**Data entries**
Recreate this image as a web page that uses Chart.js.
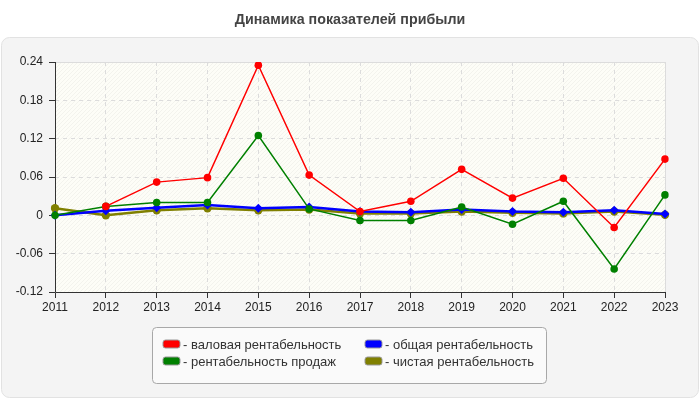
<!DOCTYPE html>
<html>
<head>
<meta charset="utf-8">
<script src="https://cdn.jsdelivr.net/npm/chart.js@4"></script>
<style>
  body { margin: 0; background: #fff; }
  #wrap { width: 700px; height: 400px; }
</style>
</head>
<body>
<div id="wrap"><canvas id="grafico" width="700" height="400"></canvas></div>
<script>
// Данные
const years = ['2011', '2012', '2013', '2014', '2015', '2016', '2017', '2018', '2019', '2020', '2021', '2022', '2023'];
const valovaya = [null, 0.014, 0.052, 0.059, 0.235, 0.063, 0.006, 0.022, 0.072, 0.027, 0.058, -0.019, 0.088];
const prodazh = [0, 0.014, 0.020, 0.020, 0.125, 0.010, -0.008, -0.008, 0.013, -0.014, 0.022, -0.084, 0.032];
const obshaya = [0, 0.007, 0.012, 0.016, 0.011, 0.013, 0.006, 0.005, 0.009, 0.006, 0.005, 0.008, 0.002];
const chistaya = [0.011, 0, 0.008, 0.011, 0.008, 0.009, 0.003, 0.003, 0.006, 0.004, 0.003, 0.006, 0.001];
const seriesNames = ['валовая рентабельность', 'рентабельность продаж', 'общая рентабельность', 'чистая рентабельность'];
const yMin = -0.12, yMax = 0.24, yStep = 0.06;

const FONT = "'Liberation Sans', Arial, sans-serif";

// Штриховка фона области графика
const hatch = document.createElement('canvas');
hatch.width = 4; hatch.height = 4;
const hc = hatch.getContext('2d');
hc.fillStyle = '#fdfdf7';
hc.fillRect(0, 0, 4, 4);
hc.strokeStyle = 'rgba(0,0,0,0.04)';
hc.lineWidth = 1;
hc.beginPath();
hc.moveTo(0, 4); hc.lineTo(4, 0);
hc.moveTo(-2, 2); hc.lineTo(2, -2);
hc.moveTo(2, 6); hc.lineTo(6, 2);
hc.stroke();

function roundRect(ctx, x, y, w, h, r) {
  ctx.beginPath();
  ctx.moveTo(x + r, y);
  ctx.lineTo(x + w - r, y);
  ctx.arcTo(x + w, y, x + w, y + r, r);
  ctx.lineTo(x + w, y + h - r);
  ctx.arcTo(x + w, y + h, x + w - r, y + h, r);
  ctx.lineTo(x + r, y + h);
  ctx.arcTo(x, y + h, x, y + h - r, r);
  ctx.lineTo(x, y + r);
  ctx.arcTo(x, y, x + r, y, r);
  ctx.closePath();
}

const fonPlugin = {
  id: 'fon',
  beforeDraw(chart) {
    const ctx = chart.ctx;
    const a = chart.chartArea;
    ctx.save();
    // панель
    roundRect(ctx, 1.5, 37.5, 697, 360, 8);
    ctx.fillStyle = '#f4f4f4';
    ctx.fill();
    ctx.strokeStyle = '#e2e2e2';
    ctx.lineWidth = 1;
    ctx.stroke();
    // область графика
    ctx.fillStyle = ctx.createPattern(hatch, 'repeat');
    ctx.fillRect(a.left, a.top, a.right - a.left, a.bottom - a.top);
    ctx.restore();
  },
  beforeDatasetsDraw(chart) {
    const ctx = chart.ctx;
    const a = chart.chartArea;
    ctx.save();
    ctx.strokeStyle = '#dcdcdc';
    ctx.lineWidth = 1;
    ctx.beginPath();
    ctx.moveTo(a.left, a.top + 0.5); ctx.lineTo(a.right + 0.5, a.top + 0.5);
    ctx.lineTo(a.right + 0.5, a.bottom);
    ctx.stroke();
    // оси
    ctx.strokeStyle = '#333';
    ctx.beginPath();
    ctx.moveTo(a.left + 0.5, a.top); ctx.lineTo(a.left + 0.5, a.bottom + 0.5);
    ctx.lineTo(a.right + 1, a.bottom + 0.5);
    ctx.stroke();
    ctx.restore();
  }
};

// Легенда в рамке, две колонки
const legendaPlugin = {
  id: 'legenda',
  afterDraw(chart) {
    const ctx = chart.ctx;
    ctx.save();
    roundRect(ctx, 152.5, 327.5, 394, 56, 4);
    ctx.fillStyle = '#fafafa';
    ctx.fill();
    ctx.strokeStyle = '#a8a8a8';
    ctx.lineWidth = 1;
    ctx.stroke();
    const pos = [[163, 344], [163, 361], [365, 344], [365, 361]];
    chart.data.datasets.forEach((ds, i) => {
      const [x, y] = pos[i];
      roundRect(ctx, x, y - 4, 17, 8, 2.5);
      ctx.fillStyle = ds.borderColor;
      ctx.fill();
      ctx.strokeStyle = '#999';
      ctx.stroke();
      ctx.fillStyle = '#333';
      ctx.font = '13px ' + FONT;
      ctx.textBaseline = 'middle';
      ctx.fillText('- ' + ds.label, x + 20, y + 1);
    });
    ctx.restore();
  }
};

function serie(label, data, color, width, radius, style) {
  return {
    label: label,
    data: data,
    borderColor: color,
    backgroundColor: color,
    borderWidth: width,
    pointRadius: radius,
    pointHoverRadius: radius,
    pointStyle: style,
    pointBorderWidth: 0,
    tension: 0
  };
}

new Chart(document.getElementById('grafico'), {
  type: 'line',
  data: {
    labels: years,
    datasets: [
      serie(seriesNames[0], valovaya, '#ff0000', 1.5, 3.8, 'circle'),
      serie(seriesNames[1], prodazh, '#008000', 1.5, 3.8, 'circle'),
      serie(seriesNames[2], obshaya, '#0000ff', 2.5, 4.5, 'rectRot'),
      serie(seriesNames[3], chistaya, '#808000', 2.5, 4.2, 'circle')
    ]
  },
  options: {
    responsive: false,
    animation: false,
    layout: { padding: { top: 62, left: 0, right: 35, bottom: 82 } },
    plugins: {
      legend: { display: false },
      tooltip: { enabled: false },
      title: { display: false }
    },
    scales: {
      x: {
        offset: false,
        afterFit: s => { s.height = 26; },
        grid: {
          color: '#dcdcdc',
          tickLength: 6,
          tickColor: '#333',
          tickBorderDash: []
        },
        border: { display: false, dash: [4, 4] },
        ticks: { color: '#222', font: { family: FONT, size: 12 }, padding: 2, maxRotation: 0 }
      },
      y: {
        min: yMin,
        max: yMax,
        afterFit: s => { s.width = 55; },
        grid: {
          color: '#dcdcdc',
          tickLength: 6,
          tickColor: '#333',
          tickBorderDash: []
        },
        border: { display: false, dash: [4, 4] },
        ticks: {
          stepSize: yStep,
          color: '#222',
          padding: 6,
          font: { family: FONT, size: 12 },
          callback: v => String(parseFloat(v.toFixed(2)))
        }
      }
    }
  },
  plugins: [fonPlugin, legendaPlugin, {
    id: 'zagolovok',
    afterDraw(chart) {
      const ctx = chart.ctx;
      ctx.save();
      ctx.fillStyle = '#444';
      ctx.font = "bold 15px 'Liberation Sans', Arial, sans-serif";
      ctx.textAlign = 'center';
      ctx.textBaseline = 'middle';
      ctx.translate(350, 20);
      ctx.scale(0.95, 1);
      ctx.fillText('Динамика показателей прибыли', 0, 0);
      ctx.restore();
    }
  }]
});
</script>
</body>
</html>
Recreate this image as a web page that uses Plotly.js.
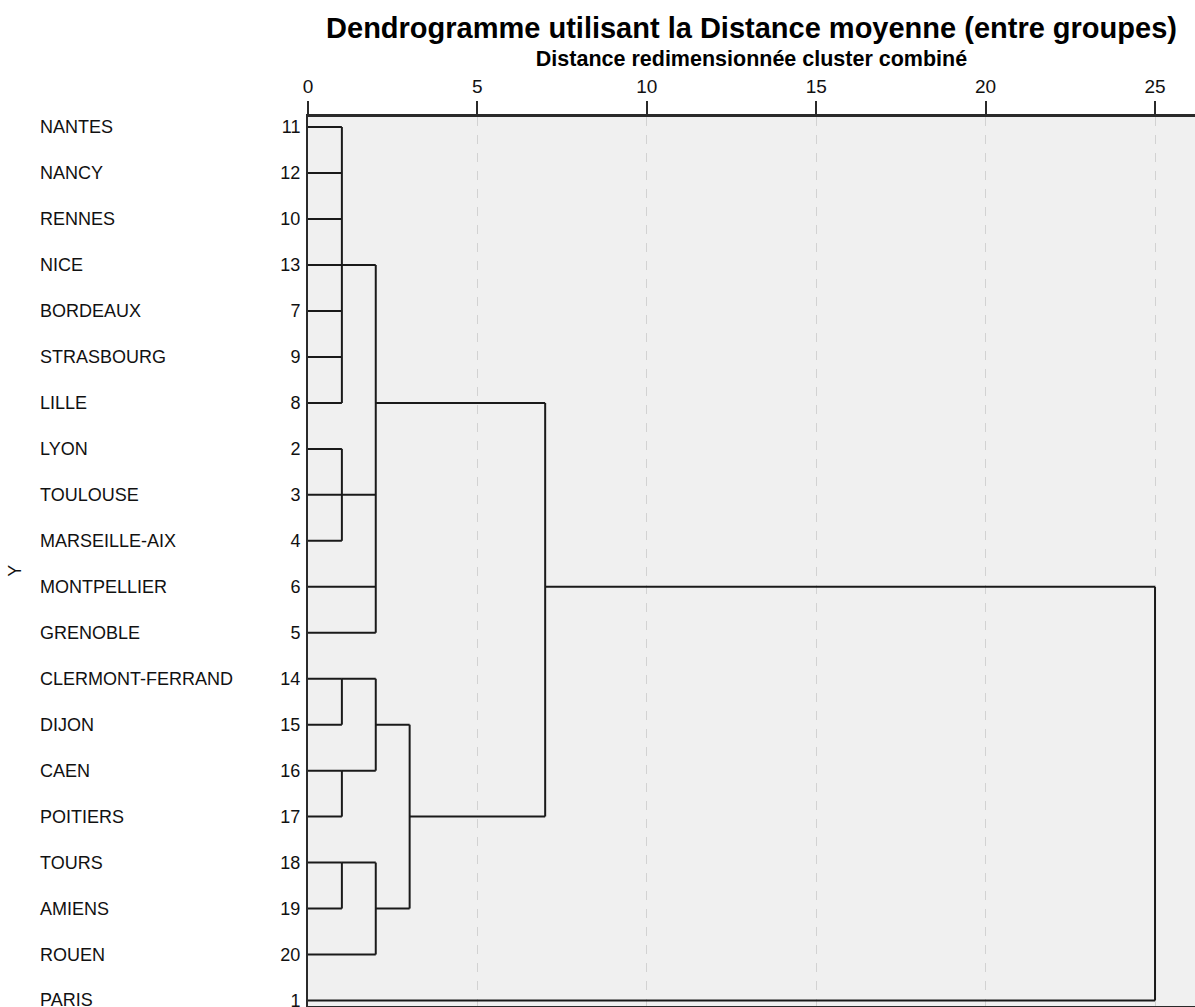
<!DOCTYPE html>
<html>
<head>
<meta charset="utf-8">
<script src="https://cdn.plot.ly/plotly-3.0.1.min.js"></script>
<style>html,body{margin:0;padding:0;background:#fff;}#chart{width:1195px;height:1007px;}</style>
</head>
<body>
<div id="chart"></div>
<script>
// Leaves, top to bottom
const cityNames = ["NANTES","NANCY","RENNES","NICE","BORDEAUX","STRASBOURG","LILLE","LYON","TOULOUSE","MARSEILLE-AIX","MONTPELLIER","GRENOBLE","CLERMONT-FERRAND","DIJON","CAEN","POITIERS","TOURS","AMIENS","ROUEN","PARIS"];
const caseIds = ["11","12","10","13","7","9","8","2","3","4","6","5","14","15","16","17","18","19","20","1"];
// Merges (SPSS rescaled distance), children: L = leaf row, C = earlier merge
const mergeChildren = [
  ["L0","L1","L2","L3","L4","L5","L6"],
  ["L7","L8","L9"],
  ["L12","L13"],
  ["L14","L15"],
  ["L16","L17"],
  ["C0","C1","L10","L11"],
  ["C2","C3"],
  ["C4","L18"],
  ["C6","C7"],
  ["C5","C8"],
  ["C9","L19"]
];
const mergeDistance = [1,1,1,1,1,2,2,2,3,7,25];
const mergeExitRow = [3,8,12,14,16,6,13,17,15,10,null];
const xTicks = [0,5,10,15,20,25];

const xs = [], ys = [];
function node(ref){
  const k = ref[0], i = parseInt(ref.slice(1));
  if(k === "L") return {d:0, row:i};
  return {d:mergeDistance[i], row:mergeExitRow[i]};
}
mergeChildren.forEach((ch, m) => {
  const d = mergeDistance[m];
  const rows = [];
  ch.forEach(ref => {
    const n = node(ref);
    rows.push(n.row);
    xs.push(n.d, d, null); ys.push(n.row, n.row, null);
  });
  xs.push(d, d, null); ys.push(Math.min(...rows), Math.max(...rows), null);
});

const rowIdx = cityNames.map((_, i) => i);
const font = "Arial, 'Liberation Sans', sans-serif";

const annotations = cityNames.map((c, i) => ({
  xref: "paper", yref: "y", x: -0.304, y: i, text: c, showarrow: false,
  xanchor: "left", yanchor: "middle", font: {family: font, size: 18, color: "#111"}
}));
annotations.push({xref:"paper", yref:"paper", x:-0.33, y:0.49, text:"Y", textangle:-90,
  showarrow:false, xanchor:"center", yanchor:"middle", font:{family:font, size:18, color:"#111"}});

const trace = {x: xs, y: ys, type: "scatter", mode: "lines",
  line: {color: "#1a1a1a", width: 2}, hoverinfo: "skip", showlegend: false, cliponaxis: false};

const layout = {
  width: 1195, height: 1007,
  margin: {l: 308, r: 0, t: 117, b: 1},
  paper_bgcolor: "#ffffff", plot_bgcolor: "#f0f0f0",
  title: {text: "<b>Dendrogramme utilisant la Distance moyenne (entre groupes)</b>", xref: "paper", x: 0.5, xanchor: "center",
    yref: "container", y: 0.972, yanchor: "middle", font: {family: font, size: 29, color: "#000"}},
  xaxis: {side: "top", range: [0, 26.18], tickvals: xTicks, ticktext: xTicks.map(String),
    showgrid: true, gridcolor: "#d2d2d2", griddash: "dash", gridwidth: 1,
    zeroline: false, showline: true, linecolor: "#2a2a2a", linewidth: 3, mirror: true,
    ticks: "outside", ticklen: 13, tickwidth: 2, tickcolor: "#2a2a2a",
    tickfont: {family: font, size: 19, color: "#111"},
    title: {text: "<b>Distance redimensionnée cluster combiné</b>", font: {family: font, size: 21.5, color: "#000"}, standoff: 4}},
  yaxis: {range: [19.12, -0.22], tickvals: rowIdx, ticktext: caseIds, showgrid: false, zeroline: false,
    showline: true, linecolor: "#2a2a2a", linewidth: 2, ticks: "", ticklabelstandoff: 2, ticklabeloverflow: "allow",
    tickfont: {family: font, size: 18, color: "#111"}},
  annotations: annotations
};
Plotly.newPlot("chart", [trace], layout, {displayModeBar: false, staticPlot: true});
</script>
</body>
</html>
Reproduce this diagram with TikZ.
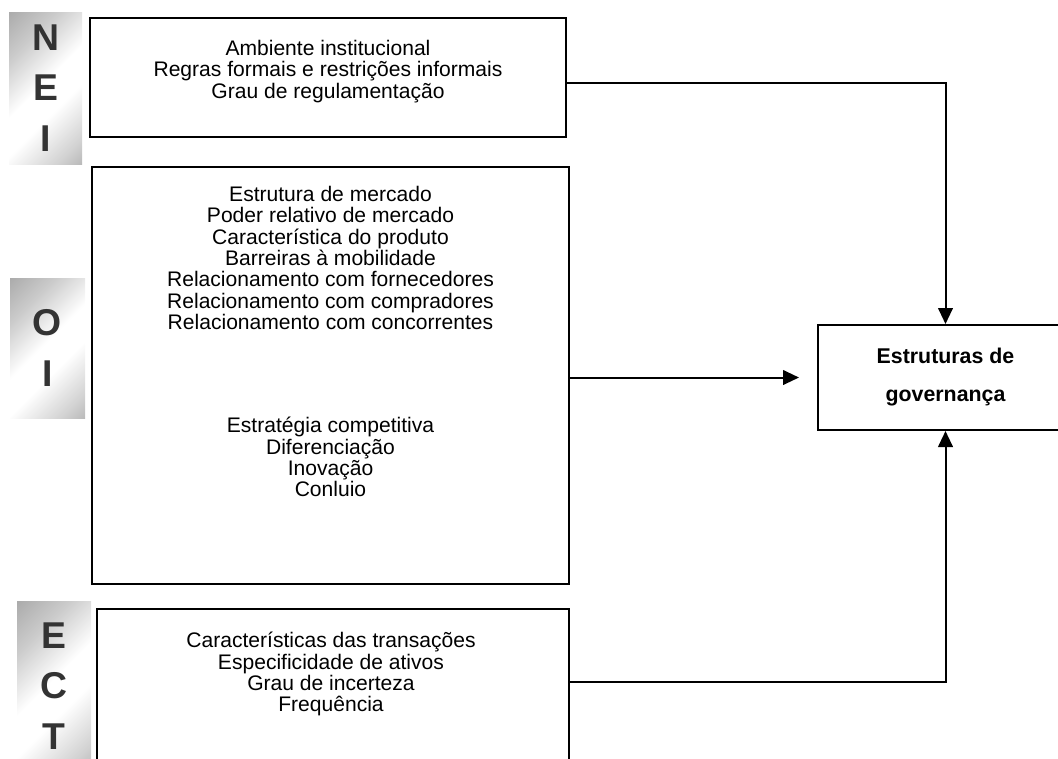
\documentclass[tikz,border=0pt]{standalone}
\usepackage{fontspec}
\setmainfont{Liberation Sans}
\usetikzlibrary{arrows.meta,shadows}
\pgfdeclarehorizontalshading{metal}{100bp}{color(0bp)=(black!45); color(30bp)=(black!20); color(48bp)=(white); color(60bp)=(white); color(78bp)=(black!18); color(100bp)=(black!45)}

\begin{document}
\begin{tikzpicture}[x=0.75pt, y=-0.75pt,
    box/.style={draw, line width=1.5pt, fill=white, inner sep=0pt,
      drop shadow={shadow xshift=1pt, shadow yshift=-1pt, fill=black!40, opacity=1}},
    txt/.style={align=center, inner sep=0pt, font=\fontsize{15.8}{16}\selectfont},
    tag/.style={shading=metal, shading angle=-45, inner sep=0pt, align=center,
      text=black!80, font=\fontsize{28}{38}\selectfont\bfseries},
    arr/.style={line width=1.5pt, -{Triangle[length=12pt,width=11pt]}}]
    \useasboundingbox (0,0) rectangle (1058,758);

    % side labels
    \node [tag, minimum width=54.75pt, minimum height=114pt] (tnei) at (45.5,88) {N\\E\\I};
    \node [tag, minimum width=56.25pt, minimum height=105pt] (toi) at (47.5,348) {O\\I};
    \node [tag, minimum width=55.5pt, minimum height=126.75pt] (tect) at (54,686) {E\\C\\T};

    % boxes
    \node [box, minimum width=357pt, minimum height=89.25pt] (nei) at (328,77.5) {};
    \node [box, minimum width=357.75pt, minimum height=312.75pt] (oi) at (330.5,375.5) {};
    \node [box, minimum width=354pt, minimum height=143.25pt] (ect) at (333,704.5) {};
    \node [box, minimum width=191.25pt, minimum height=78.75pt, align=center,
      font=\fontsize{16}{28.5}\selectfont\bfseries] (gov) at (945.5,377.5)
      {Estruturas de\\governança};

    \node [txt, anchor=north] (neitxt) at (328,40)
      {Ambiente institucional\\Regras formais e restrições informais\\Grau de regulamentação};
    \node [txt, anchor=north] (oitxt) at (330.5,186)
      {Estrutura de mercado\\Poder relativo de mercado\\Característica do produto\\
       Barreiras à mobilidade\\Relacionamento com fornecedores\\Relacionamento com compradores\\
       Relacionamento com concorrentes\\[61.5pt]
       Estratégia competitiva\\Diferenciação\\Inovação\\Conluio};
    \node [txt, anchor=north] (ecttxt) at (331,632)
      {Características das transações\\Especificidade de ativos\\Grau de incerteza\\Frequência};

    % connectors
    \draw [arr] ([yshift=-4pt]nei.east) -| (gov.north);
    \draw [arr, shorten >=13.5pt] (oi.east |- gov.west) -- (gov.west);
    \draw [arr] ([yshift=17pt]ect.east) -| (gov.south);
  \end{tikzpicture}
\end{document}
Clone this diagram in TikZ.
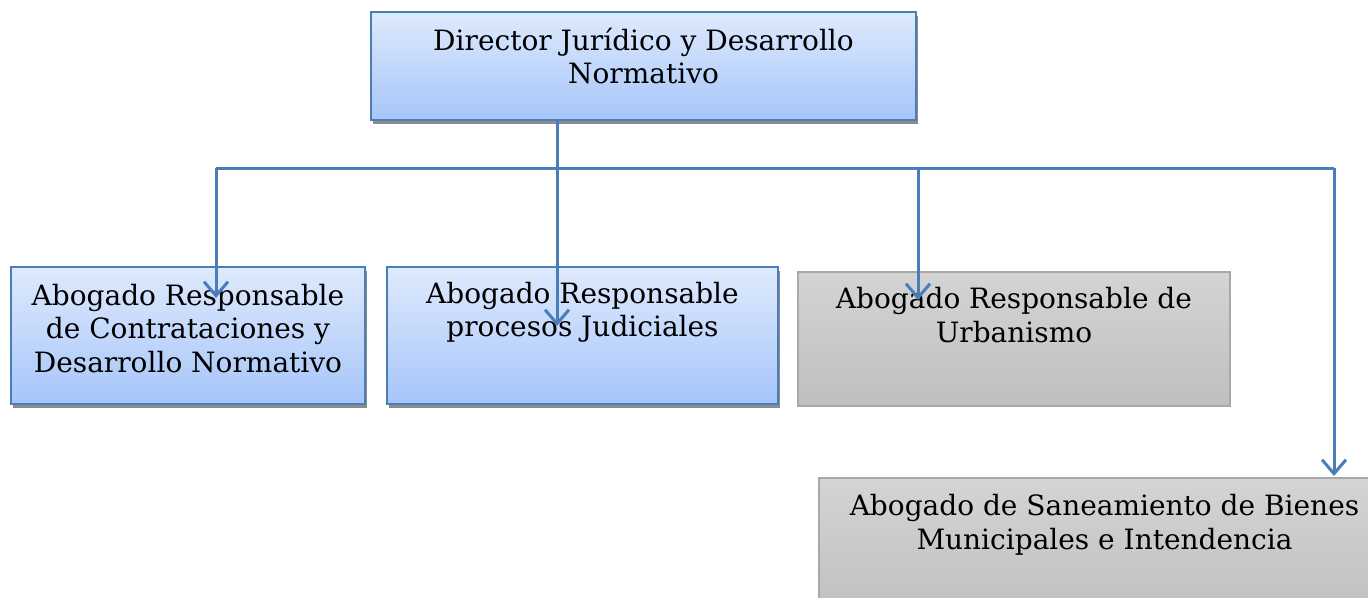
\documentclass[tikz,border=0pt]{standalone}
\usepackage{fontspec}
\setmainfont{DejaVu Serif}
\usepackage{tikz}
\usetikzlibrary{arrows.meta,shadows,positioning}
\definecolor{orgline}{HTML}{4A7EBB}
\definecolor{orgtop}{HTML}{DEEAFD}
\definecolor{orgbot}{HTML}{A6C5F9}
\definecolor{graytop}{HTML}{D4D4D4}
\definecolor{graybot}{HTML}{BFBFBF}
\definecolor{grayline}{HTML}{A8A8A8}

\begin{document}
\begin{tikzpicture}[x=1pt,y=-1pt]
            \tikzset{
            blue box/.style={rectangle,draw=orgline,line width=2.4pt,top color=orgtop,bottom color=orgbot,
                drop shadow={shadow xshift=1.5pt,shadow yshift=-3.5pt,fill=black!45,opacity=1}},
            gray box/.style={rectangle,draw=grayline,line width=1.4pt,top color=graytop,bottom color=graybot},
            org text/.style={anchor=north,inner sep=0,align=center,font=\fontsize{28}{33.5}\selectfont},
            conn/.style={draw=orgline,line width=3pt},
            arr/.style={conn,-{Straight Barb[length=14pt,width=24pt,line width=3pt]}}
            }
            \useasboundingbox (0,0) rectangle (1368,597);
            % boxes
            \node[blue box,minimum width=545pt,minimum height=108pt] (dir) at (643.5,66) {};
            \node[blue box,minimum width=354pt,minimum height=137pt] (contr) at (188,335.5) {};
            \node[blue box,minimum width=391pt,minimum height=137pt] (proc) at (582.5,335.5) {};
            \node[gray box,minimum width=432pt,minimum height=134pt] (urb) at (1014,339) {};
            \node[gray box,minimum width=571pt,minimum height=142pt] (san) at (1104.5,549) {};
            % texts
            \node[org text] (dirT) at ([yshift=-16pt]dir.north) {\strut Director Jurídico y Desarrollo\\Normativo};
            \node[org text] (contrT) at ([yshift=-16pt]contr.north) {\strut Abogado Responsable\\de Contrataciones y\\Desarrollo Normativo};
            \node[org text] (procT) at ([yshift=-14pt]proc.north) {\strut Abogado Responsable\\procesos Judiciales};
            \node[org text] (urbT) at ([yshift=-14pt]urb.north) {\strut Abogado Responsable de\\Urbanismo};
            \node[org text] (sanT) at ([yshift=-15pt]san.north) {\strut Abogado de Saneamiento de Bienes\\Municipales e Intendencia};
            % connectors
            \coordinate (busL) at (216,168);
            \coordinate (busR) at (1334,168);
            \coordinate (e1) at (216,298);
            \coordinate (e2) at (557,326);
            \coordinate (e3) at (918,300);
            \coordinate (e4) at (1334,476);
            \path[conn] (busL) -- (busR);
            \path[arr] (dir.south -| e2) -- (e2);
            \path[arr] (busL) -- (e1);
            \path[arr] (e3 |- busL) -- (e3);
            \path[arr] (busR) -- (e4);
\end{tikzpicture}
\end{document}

**Exercise requirements**
Go over the records above and tally the lines with the word "Recreate" in them. Give the number alone.

**Exercise output**
2